I can’t relate to alarm clocks any more. Not that I don’t use one from time to time. They just don’t govern my schedule like before. My wife Shelley asked me once when I was going to wake up. I said I planned to sleep until I woke up. She laughed and said “Everyone sleeps til they wake up.” I said I was going to sleep until “I” wake up, not until something wakes me up.
I can’t relate to working for a paycheck any more. I think I work just as hard as anyone else (mostly) but I don’t remember the last time I received a paycheck based on the work I had done that week. It’s one of the subtle differences I see now that I couldn’t see just a couple years ago. It’s one of the wealth principles that remain a mystery for most people their entire lives. If they really understood it, they would be furious about working for wages. (including salaries and commissions) When I work, it all involves creating another asset that produces income long after I quit working on it. I never get paid when the work is being done. The pay starts the day the work is completed and just doesn’t stop. It’s the accumulated effect of income producing assets that creates wealth, not the accumulated effects of paychecks.
I can’t relate to dragging out decisions related to opportunities. Learning to recognize opportunities is a skill that has to be developed by doing it. Most opportunities are missed because of hesitation and lack of action. Hesitation and lack of action is a symptom of not being able to process the pros and cons of an opportunity quickly and accurately. That is a symptom of lack of experience, including both good and bad experiences. Watching people lock up when it comes to seeing and then acting on an opportunity just makes me shake my head. I can’t relate to that!
I’ve finally reached the point where I can’t relate to small thinking when it comes to investing and wealth creation. Obviously, the size of our thinking is relative and I’m mostly referring to “small” as things that are in the hundred thousand dollars or less category. Everyone says they think big, but my response is “When is the last time they did an income producing investment deal over $100k? or even $10k for that matter (personal residence excluded). Doing anything on that small of a scale doesn’t get my attention anymore. I can’t relate to it.
I can’t relate to an “I can’t do it” mentality. An “I can’t do it” mentality stems from a belief that “I do not have the resources” or “I do not have the skills” or “I do not have the connections” or some other “i do not have”. Sadly, even among my closest friends, I hear “i can’t do it” or some rendition of that, all the time. I’ve gotten a little bit hyper-sensitive to it lately and it kind of disturbs me. I never realized just how prevalent that mindset is. If you have something you want to do….FIND A WAY….for crying out loud! Figure it out! I’ve come to realize that most of my “thinking time” involves trying to figure out how to do things that are beyond my abilities, resources or knowledge. Honestly, I don’t always find the solutions, but its not because of the “I can’t do it” mentality.

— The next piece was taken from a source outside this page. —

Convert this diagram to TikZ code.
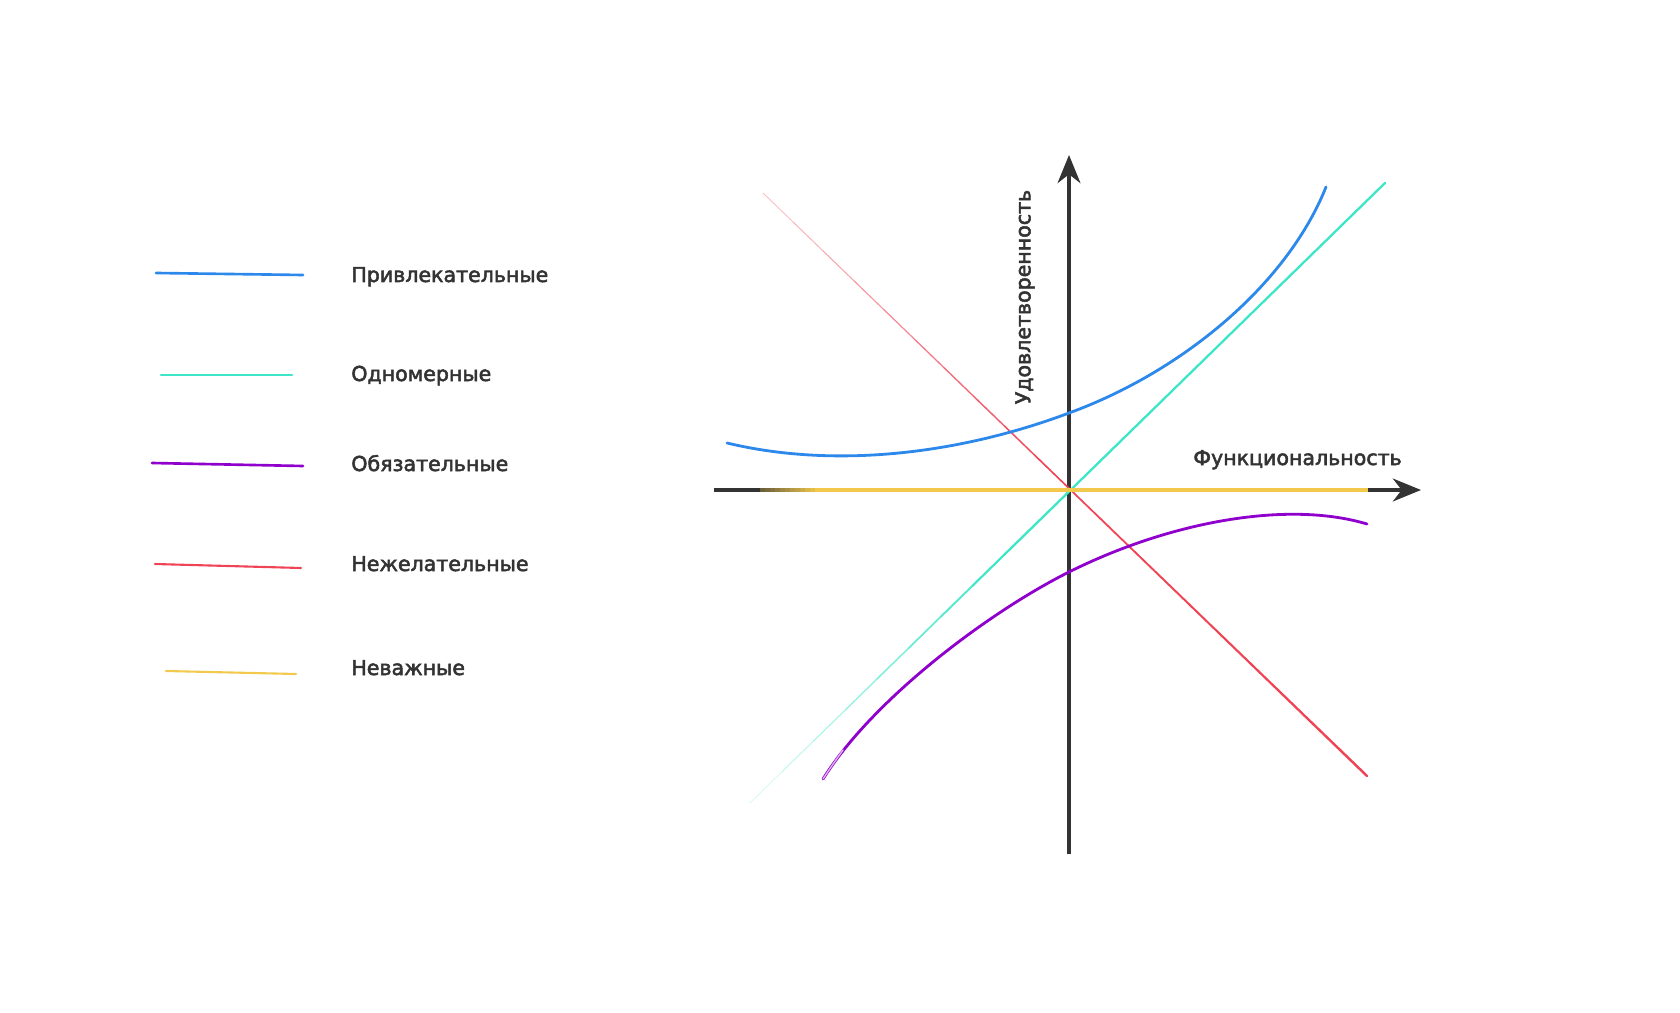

I can’t relate to a pessimistic outlook on life. I believe that pessimism comes more naturally to most of us than optimism does, myself included. Engaging life from an optimistic perspective is a lot work if a pessimistic attitude prevails. It’s taken years to develop a truly positive and optimistic outlook on life and business for me and I honestly believe that’s the perspective I have now. I’m certain of this because now days when I’m around negative and pessimistic talk (no matter who it is) it all sounds like fingernails on chalk boards to me. I can’t relate to it!
These are all just a few of the things I can’t relate to any more and really don’t want to either. Some of my friendships have faded somewhat because I can no longer relate to them as well as I used to. Others have blossomed because they represent people who posses beliefs and attitudes that I do relate to. I suppose the things that have really changed over the years are actually “core values”. Those are the things that anchor our beliefs and declarations to our actions, and ultimately, to our outcomes.
If none of this makes sense……..Well, sorry, I can’t relate!